§ EXERCISE OBJECTIVE
Go through the records below line by line, counting those that contain the word "code"; answer with the count only.

§ RECORD SET
====================
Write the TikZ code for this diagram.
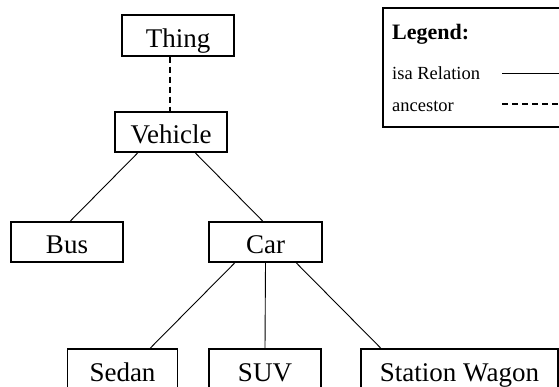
\documentclass[tikz,border=0pt]{standalone}
\usepackage{fontspec}
\setmainfont{Liberation Serif}
\begin{document}
\begin{tikzpicture}[x=1pt,y=-1pt,
  concept/.style={draw,line width=1.2pt,inner sep=0pt,minimum height=40pt,
    text height=24pt,text depth=0pt,
    font=\fontsize{27}{30}\selectfont},
  isa/.style={line width=0.9pt},
  anc/.style={line width=1.1pt,dash pattern=on 6pt off 4pt},
  legtext/.style={anchor=base west,inner sep=0pt,font=\fontsize{18.5}{20}\selectfont}]
\useasboundingbox (0,0) rectangle (559,387);
\clip (0,0) rectangle (559,387);
\fill[white] (0,0) rectangle (559,387);
% concepts
\node[concept,minimum width=112pt,minimum height=41pt] (thing) at (178,35.5) {Thing};
\node[concept,minimum width=112pt] (vehicle) at (171,132) {Vehicle};
\node[concept,minimum width=112pt] (bus) at (67,242) {Bus};
\node[concept,minimum width=113pt] (car) at (265.5,242) {Car};
\node[concept,minimum width=110pt] (sedan) at (122.5,369) {Sedan};
\node[concept,minimum width=112pt] (suv) at (265,369) {SUV};
\node[concept,minimum width=197pt] (sw) at (459.5,369) {Station Wagon};
% connectors
\draw[anc] ([xshift=-8pt]thing.south) -- ([xshift=-1pt]vehicle.north);
\draw[isa] ([xshift=-33pt]vehicle.south) -- ([xshift=3pt]bus.north);
\draw[isa] ([xshift=24pt]vehicle.south) -- ([xshift=-2.5pt]car.north);
\draw[isa] ([xshift=-30.5pt]car.south) -- ([xshift=27.5pt]sedan.north);
\draw[isa] (car.south) -- (suv.north);
\draw[isa] ([xshift=30.5pt]car.south) -- ([xshift=-78.5pt]sw.north);
% legend
\node[draw,line width=1.2pt,minimum width=190pt,minimum height=119pt,inner sep=0pt] (legend) at (478,67.5) {};
\node[legtext,font=\fontsize{22}{24}\selectfont\bfseries] (legtitle) at (392,40) {Legend:};
\node[legtext] (legisa) at (392,80) {isa Relation};
\node[legtext] (leganc) at (392,112) {ancestor};
\coordinate (isaA) at (502,73);
\coordinate (isaB) at (560,73);
\coordinate (ancA) at (502,104);
\coordinate (ancB) at (560,104);
\draw[isa] (isaA) -- (isaB);
\draw[anc] (ancA) -- (ancB);
\end{tikzpicture}
\end{document}
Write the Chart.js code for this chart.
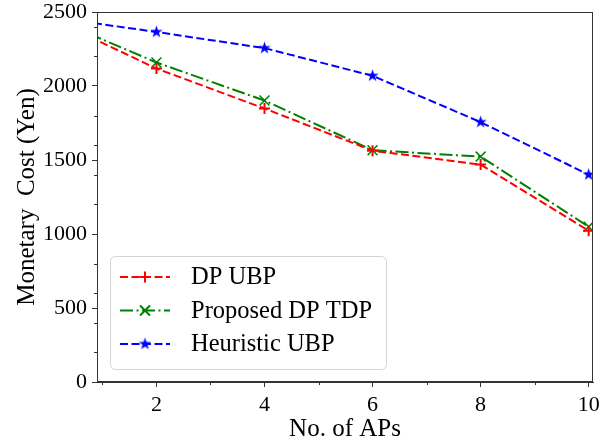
====================
§ ANSWER FOR THIS EXERCISE
2